* SUPPLIED MATERIAL
* * * * * * * * *

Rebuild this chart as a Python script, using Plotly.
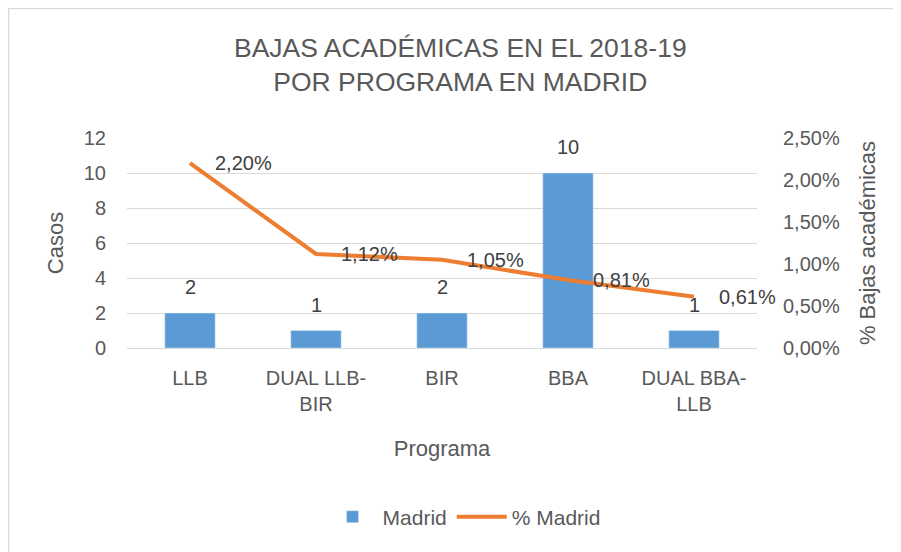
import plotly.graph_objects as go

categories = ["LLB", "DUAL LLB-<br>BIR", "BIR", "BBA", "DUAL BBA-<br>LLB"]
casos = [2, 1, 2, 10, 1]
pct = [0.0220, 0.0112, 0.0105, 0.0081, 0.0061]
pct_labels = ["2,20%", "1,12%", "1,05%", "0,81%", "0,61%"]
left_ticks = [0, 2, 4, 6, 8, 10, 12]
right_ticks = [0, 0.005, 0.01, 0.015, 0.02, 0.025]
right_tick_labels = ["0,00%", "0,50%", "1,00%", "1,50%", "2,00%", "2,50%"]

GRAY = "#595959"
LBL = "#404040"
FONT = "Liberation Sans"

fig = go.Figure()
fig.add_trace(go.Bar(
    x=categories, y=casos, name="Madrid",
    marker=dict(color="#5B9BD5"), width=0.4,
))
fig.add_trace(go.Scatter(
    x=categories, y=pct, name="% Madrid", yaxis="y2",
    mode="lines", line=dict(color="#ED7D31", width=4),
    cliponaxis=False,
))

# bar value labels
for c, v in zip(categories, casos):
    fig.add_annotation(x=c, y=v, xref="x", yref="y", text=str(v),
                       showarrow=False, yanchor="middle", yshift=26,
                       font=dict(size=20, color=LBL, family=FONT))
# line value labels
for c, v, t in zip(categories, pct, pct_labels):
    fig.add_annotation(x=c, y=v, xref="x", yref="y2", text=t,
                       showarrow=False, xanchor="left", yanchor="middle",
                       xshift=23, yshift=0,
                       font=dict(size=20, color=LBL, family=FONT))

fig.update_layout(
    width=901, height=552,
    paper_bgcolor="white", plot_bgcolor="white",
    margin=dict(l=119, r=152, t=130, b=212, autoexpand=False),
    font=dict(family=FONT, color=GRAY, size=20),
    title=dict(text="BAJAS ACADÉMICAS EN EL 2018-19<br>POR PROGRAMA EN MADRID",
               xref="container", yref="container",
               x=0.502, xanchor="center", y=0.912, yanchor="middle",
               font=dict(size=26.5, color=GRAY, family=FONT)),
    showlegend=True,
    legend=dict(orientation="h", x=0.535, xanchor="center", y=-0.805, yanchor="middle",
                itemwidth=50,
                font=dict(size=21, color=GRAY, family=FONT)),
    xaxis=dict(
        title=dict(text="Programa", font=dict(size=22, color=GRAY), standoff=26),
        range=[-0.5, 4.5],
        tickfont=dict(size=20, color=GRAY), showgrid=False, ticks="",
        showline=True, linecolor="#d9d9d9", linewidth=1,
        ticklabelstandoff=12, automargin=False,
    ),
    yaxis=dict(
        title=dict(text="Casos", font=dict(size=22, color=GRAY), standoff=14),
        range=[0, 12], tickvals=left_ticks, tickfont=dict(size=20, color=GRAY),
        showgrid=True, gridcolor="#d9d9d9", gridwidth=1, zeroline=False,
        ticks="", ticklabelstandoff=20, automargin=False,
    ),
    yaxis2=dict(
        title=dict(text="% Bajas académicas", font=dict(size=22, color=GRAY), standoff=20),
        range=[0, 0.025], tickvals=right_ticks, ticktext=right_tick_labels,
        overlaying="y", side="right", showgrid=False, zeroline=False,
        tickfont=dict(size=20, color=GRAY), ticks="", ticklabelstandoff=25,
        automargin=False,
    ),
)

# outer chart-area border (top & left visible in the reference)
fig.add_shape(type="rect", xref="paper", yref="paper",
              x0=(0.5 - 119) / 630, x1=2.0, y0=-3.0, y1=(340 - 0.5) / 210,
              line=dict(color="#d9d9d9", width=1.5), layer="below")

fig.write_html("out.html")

* * * * * * * * *

* WORK TO COMPLETE
Without the pictures, print the whole listing exactly as given.

* EXERCISE SOLUTION
Rebuild this chart as a Python script, using Plotly.
import plotly.graph_objects as go

categories = ["LLB", "DUAL LLB-<br>BIR", "BIR", "BBA", "DUAL BBA-<br>LLB"]
casos = [2, 1, 2, 10, 1]
pct = [0.0220, 0.0112, 0.0105, 0.0081, 0.0061]
pct_labels = ["2,20%", "1,12%", "1,05%", "0,81%", "0,61%"]
left_ticks = [0, 2, 4, 6, 8, 10, 12]
right_ticks = [0, 0.005, 0.01, 0.015, 0.02, 0.025]
right_tick_labels = ["0,00%", "0,50%", "1,00%", "1,50%", "2,00%", "2,50%"]

GRAY = "#595959"
LBL = "#404040"
FONT = "Liberation Sans"

fig = go.Figure()
fig.add_trace(go.Bar(
    x=categories, y=casos, name="Madrid",
    marker=dict(color="#5B9BD5"), width=0.4,
))
fig.add_trace(go.Scatter(
    x=categories, y=pct, name="% Madrid", yaxis="y2",
    mode="lines", line=dict(color="#ED7D31", width=4),
    cliponaxis=False,
))

# bar value labels
for c, v in zip(categories, casos):
    fig.add_annotation(x=c, y=v, xref="x", yref="y", text=str(v),
                       showarrow=False, yanchor="middle", yshift=26,
                       font=dict(size=20, color=LBL, family=FONT))
# line value labels
for c, v, t in zip(categories, pct, pct_labels):
    fig.add_annotation(x=c, y=v, xref="x", yref="y2", text=t,
                       showarrow=False, xanchor="left", yanchor="middle",
                       xshift=23, yshift=0,
                       font=dict(size=20, color=LBL, family=FONT))

fig.update_layout(
    width=901, height=552,
    paper_bgcolor="white", plot_bgcolor="white",
    margin=dict(l=119, r=152, t=130, b=212, autoexpand=False),
    font=dict(family=FONT, color=GRAY, size=20),
    title=dict(text="BAJAS ACADÉMICAS EN EL 2018-19<br>POR PROGRAMA EN MADRID",
               xref="container", yref="container",
               x=0.502, xanchor="center", y=0.912, yanchor="middle",
               font=dict(size=26.5, color=GRAY, family=FONT)),
    showlegend=True,
    legend=dict(orientation="h", x=0.535, xanchor="center", y=-0.805, yanchor="middle",
                itemwidth=50,
                font=dict(size=21, color=GRAY, family=FONT)),
    xaxis=dict(
        title=dict(text="Programa", font=dict(size=22, color=GRAY), standoff=26),
        range=[-0.5, 4.5],
        tickfont=dict(size=20, color=GRAY), showgrid=False, ticks="",
        showline=True, linecolor="#d9d9d9", linewidth=1,
        ticklabelstandoff=12, automargin=False,
    ),
    yaxis=dict(
        title=dict(text="Casos", font=dict(size=22, color=GRAY), standoff=14),
        range=[0, 12], tickvals=left_ticks, tickfont=dict(size=20, color=GRAY),
        showgrid=True, gridcolor="#d9d9d9", gridwidth=1, zeroline=False,
        ticks="", ticklabelstandoff=20, automargin=False,
    ),
    yaxis2=dict(
        title=dict(text="% Bajas académicas", font=dict(size=22, color=GRAY), standoff=20),
        range=[0, 0.025], tickvals=right_ticks, ticktext=right_tick_labels,
        overlaying="y", side="right", showgrid=False, zeroline=False,
        tickfont=dict(size=20, color=GRAY), ticks="", ticklabelstandoff=25,
        automargin=False,
    ),
)

# outer chart-area border (top & left visible in the reference)
fig.add_shape(type="rect", xref="paper", yref="paper",
              x0=(0.5 - 119) / 630, x1=2.0, y0=-3.0, y1=(340 - 0.5) / 210,
              line=dict(color="#d9d9d9", width=1.5), layer="below")

fig.write_html("out.html")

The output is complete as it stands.